─── Extracted information

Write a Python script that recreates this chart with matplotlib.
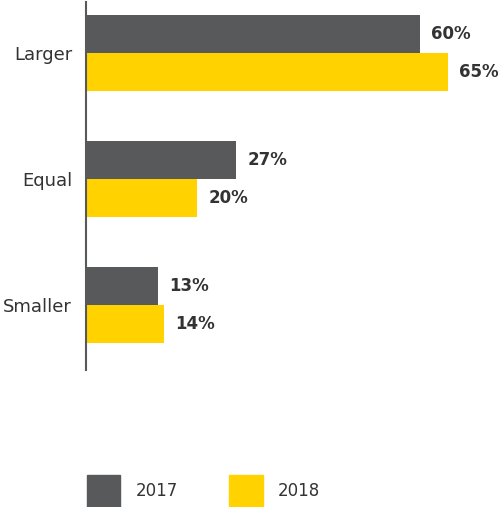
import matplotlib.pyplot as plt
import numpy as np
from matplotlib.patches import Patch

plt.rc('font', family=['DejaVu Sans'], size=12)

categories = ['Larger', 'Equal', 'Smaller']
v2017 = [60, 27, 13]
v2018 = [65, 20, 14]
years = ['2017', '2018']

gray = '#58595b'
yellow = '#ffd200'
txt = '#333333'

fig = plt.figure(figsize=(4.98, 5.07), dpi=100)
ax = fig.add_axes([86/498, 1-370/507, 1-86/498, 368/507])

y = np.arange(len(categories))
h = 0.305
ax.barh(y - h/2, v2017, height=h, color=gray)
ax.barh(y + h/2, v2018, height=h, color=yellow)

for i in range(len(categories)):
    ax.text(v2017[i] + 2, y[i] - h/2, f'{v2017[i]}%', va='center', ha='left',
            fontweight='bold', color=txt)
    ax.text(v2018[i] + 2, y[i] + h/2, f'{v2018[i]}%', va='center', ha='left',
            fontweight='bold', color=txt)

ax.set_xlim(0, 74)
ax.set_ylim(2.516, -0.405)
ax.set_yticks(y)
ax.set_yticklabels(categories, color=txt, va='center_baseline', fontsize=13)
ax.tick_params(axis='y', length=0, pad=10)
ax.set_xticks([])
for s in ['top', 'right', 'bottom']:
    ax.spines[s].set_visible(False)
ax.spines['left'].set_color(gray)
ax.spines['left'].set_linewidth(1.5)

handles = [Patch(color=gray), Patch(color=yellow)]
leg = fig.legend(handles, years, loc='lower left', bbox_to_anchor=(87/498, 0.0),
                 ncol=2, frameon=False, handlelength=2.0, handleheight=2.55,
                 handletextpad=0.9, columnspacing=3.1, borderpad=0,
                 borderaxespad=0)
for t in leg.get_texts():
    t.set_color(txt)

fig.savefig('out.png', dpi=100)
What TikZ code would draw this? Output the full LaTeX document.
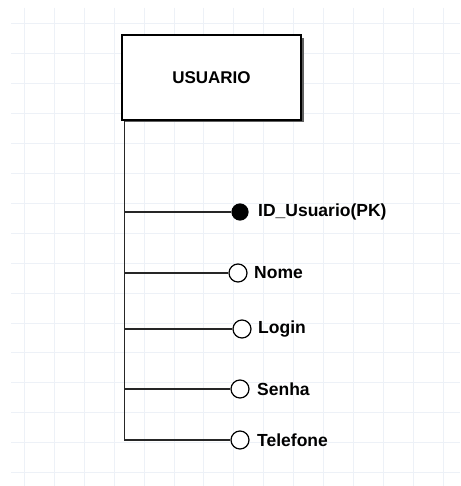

──────

Exercise description:
Transcribe exactly, please, the lines between the start of the records above and the line holding "years = ['2017', '2018']", counting both of those lines and omitting pictures.

Full output:
Write a Python script that recreates this chart with matplotlib.
import matplotlib.pyplot as plt
import numpy as np
from matplotlib.patches import Patch

plt.rc('font', family=['DejaVu Sans'], size=12)

categories = ['Larger', 'Equal', 'Smaller']
v2017 = [60, 27, 13]
v2018 = [65, 20, 14]
years = ['2017', '2018']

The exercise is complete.